## Stored data
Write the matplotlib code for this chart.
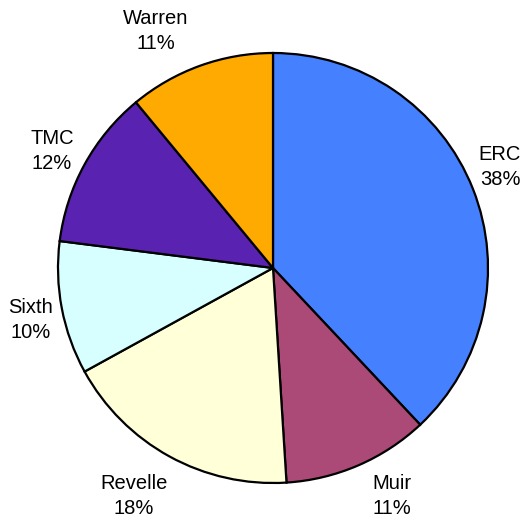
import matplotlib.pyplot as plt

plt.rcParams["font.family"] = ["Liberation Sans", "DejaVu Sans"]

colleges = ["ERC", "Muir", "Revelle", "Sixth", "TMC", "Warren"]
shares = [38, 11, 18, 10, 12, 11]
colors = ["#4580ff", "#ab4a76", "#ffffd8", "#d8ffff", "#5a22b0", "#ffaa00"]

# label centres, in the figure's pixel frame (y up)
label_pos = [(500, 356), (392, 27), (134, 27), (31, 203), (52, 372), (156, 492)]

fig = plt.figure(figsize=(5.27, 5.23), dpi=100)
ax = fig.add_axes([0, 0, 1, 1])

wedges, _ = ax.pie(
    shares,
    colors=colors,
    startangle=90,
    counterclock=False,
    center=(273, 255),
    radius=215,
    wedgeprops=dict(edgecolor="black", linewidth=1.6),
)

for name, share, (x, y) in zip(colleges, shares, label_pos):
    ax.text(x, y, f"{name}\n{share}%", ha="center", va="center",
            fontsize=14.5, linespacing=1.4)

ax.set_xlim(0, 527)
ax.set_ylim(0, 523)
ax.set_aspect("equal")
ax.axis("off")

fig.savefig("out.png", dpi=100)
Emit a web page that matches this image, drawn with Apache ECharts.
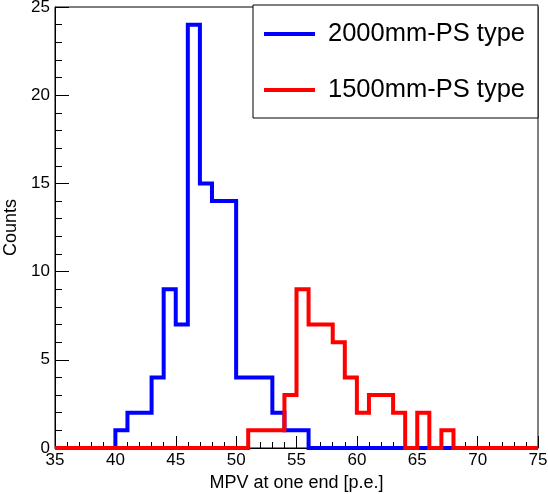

## Task instructions
Output a faithful copy of the data, with each picture left out.

## Result
Write the matplotlib code for this chart.
import matplotlib.pyplot as plt

plt.rcParams["font.family"] = ["Liberation Sans", "DejaVu Sans"]

colleges = ["ERC", "Muir", "Revelle", "Sixth", "TMC", "Warren"]
shares = [38, 11, 18, 10, 12, 11]
colors = ["#4580ff", "#ab4a76", "#ffffd8", "#d8ffff", "#5a22b0", "#ffaa00"]

# label centres, in the figure's pixel frame (y up)
label_pos = [(500, 356), (392, 27), (134, 27), (31, 203), (52, 372), (156, 492)]

fig = plt.figure(figsize=(5.27, 5.23), dpi=100)
ax = fig.add_axes([0, 0, 1, 1])

wedges, _ = ax.pie(
    shares,
    colors=colors,
    startangle=90,
    counterclock=False,
    center=(273, 255),
    radius=215,
    wedgeprops=dict(edgecolor="black", linewidth=1.6),
)

for name, share, (x, y) in zip(colleges, shares, label_pos):
    ax.text(x, y, f"{name}\n{share}%", ha="center", va="center",
            fontsize=14.5, linespacing=1.4)

ax.set_xlim(0, 527)
ax.set_ylim(0, 523)
ax.set_aspect("equal")
ax.axis("off")

fig.savefig("out.png", dpi=100)
Emit a web page that matches this image, drawn with Apache ECharts.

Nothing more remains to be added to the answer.